BEGIN INFORMATION SUPPLIED
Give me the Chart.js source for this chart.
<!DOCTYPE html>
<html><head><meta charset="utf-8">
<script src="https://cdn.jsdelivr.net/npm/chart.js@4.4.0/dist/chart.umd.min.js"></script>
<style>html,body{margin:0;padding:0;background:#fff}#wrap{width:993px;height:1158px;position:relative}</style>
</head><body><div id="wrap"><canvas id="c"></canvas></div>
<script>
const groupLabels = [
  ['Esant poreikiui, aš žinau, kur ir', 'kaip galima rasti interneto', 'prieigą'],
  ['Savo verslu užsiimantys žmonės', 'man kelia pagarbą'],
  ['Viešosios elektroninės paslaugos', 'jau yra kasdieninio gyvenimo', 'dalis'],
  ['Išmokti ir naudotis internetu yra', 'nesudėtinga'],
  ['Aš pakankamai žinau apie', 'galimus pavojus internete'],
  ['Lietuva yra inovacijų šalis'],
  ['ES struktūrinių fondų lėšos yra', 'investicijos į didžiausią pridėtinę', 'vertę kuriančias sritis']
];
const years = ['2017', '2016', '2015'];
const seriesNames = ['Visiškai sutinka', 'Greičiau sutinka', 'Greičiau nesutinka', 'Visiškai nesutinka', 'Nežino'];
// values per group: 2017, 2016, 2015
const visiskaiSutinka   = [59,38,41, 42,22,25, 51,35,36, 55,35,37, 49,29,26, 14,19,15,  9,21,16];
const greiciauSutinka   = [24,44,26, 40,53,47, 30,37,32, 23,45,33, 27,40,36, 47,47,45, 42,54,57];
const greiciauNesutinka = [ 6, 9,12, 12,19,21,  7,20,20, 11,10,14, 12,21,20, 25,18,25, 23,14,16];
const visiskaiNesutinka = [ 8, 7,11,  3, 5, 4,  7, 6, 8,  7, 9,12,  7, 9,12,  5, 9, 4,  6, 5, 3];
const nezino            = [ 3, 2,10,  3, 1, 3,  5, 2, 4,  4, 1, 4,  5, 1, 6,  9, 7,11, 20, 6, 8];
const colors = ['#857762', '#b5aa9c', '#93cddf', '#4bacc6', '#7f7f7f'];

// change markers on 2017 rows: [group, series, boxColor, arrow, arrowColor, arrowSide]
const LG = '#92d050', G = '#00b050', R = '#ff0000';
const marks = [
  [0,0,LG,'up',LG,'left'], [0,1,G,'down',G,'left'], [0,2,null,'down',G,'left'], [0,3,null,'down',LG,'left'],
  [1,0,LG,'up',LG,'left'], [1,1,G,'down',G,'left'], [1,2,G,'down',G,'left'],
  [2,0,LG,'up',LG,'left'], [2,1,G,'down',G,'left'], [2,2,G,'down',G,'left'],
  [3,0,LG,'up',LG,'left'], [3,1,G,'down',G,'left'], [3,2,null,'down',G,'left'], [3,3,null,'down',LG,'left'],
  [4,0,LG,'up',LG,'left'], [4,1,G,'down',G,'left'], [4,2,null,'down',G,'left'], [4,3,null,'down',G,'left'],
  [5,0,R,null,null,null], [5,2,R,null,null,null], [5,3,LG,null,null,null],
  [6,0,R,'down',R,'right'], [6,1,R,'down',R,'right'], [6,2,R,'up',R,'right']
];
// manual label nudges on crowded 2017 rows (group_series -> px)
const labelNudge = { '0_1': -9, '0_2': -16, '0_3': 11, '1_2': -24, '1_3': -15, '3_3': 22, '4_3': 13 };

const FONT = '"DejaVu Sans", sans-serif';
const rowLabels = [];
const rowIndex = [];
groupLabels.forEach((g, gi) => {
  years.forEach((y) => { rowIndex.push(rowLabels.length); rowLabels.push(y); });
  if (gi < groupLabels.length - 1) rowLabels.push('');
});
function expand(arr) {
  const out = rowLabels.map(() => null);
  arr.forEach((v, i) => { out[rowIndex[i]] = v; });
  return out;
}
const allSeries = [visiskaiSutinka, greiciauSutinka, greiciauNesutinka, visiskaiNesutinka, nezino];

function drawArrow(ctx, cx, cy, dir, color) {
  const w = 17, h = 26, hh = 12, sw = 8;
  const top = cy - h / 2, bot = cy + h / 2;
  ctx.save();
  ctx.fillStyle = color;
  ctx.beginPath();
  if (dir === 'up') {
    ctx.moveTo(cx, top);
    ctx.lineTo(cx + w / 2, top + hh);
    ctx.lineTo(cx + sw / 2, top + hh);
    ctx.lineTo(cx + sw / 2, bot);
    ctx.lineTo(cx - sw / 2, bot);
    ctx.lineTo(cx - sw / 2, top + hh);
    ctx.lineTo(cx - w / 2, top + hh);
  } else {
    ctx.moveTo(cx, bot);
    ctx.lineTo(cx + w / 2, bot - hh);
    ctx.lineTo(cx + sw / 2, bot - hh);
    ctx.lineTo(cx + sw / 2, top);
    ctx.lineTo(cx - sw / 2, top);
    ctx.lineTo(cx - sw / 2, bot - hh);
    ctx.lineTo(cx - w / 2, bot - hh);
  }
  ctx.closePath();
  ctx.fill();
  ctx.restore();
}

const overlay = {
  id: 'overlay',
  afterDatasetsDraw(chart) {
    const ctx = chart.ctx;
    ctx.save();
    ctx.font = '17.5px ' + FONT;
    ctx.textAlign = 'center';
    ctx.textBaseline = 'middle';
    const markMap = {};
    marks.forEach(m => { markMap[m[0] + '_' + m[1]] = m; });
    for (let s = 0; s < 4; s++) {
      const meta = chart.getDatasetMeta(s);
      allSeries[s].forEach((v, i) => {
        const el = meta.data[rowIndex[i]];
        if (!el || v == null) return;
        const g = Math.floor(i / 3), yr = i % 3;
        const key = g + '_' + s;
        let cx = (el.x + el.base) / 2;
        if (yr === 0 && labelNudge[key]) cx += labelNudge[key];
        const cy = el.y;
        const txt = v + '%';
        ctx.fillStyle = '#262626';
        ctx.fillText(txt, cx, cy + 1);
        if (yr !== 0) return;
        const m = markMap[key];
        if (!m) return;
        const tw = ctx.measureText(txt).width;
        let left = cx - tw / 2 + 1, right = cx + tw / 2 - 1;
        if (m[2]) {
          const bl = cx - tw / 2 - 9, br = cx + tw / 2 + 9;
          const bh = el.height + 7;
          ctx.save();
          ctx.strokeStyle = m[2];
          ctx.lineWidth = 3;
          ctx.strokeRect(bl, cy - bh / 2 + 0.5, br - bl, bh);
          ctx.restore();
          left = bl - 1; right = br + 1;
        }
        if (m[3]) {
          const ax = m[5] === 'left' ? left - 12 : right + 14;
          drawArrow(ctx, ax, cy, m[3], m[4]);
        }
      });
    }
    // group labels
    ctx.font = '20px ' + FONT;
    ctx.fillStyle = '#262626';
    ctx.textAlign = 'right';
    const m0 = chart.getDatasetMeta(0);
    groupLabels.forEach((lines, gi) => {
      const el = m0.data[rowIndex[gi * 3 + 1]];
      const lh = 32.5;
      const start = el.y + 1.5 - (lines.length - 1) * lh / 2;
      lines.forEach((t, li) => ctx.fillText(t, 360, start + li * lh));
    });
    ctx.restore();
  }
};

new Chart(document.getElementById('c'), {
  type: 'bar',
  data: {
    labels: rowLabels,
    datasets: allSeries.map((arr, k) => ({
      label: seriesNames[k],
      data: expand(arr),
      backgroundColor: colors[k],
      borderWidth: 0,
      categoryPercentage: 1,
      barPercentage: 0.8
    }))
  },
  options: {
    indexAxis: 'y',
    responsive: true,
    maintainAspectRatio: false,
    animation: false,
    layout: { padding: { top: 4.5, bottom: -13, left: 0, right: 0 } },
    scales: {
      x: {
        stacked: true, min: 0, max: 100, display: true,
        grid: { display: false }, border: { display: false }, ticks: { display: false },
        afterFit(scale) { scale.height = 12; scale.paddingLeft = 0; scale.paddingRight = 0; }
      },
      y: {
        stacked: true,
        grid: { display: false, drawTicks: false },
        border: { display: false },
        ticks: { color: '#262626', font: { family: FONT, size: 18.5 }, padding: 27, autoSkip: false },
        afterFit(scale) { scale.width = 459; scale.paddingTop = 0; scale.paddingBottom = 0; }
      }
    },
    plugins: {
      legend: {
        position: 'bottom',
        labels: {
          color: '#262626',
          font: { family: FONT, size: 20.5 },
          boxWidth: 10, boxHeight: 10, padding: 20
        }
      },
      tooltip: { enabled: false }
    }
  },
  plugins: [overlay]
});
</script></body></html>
END INFORMATION SUPPLIED
» TASK DETAILS: Return exactly, please, the lines of the material from the first one down to and including the line where "['#857762', '#b5aa9c', '#93cddf', '#4bacc6', '#7f7f7f'];" appears.

» EXERCISE SOLUTION:
Give me the Chart.js source for this chart.
<!DOCTYPE html>
<html><head><meta charset="utf-8">
<script src="https://cdn.jsdelivr.net/npm/chart.js@4.4.0/dist/chart.umd.min.js"></script>
<style>html,body{margin:0;padding:0;background:#fff}#wrap{width:993px;height:1158px;position:relative}</style>
</head><body><div id="wrap"><canvas id="c"></canvas></div>
<script>
const groupLabels = [
  ['Esant poreikiui, aš žinau, kur ir', 'kaip galima rasti interneto', 'prieigą'],
  ['Savo verslu užsiimantys žmonės', 'man kelia pagarbą'],
  ['Viešosios elektroninės paslaugos', 'jau yra kasdieninio gyvenimo', 'dalis'],
  ['Išmokti ir naudotis internetu yra', 'nesudėtinga'],
  ['Aš pakankamai žinau apie', 'galimus pavojus internete'],
  ['Lietuva yra inovacijų šalis'],
  ['ES struktūrinių fondų lėšos yra', 'investicijos į didžiausią pridėtinę', 'vertę kuriančias sritis']
];
const years = ['2017', '2016', '2015'];
const seriesNames = ['Visiškai sutinka', 'Greičiau sutinka', 'Greičiau nesutinka', 'Visiškai nesutinka', 'Nežino'];
// values per group: 2017, 2016, 2015
const visiskaiSutinka   = [59,38,41, 42,22,25, 51,35,36, 55,35,37, 49,29,26, 14,19,15,  9,21,16];
const greiciauSutinka   = [24,44,26, 40,53,47, 30,37,32, 23,45,33, 27,40,36, 47,47,45, 42,54,57];
const greiciauNesutinka = [ 6, 9,12, 12,19,21,  7,20,20, 11,10,14, 12,21,20, 25,18,25, 23,14,16];
const visiskaiNesutinka = [ 8, 7,11,  3, 5, 4,  7, 6, 8,  7, 9,12,  7, 9,12,  5, 9, 4,  6, 5, 3];
const nezino            = [ 3, 2,10,  3, 1, 3,  5, 2, 4,  4, 1, 4,  5, 1, 6,  9, 7,11, 20, 6, 8];
const colors = ['#857762', '#b5aa9c', '#93cddf', '#4bacc6', '#7f7f7f'];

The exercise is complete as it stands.